Open steveyen opened 7 years ago
Compressing on a block-by-block basis seems like a natural approach, and is an approach utilized by other storage libraries like {go}leveldb, rocksdb, couchstore, etc.
One issue is the current segment implementation of mossStore doesn't even have a block abstraction. :-/ So a new kind of segment implementation is probably needed. With recent discussions with @mschoch on supporting additional kinds of segment implementations, this might not be too far out of bounds.

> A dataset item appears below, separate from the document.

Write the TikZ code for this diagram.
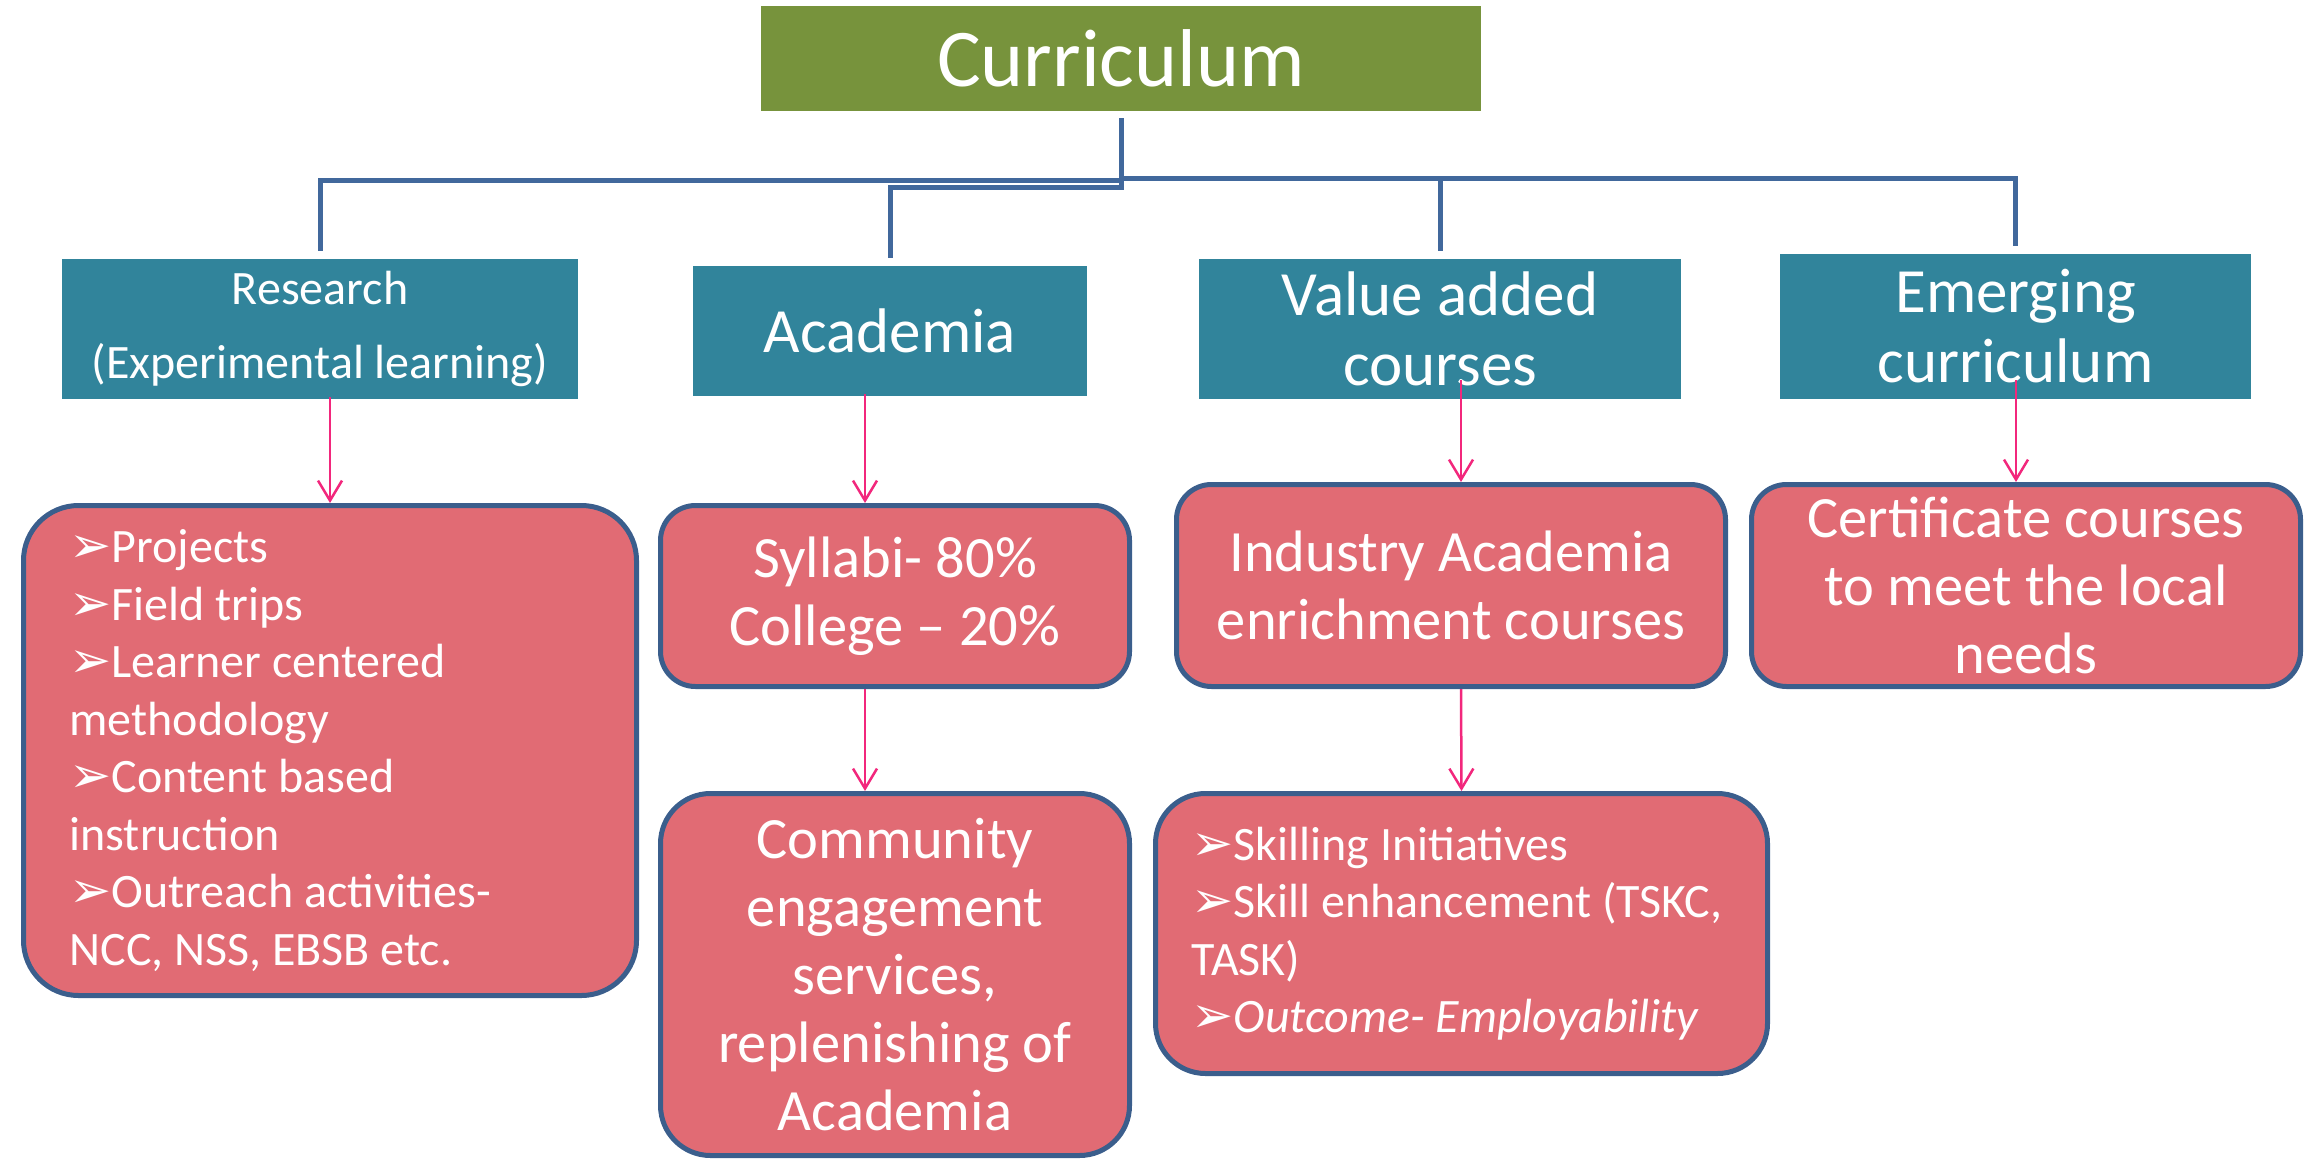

One thought would be that a new "compressing" segment kind might be engaged during compaction. The compactWriter{} could buffer up a bunch of mutations and then write out snappy compressed buf blocks, probably near or related to codepaths here... https://github.com/couchbase/moss/blob/master/store_compact.go#L332
But, the kvs data might stay uncompressed.
When there's a binary search through the kvs array, the new segment kind would have to round down to the nearest compressed buf block, uncompress the buf block (where the uncompressed bytes can perhaps be cached), and then proceed with the actual buf array lookup.
More thought needed.
From more discussion with @hisundar today, some thoughts are (#1) to split a big segment into multiple smaller segments, which might have a new segment kind (e.g., "a-compressed"). These need to be uncompressed whenever a segment is read.
Another idea (#2) is that each SegmentLoc might also track its minKey and maxKey, and track whether they are non-overlapping with their neighbors, allowing for potential binary-search amongst SegmentLocs in order to speed up lookups (don't have to examine a SegmentLoc if it doesn't have the key you're looking for). This brings LevelDB inspired ideas into the picture, where levels in LevelDB > level 0 may be non-overlapping in keyspace.
See also https://github.com/blevesearch/bleve/issues/553 for some real-world use case.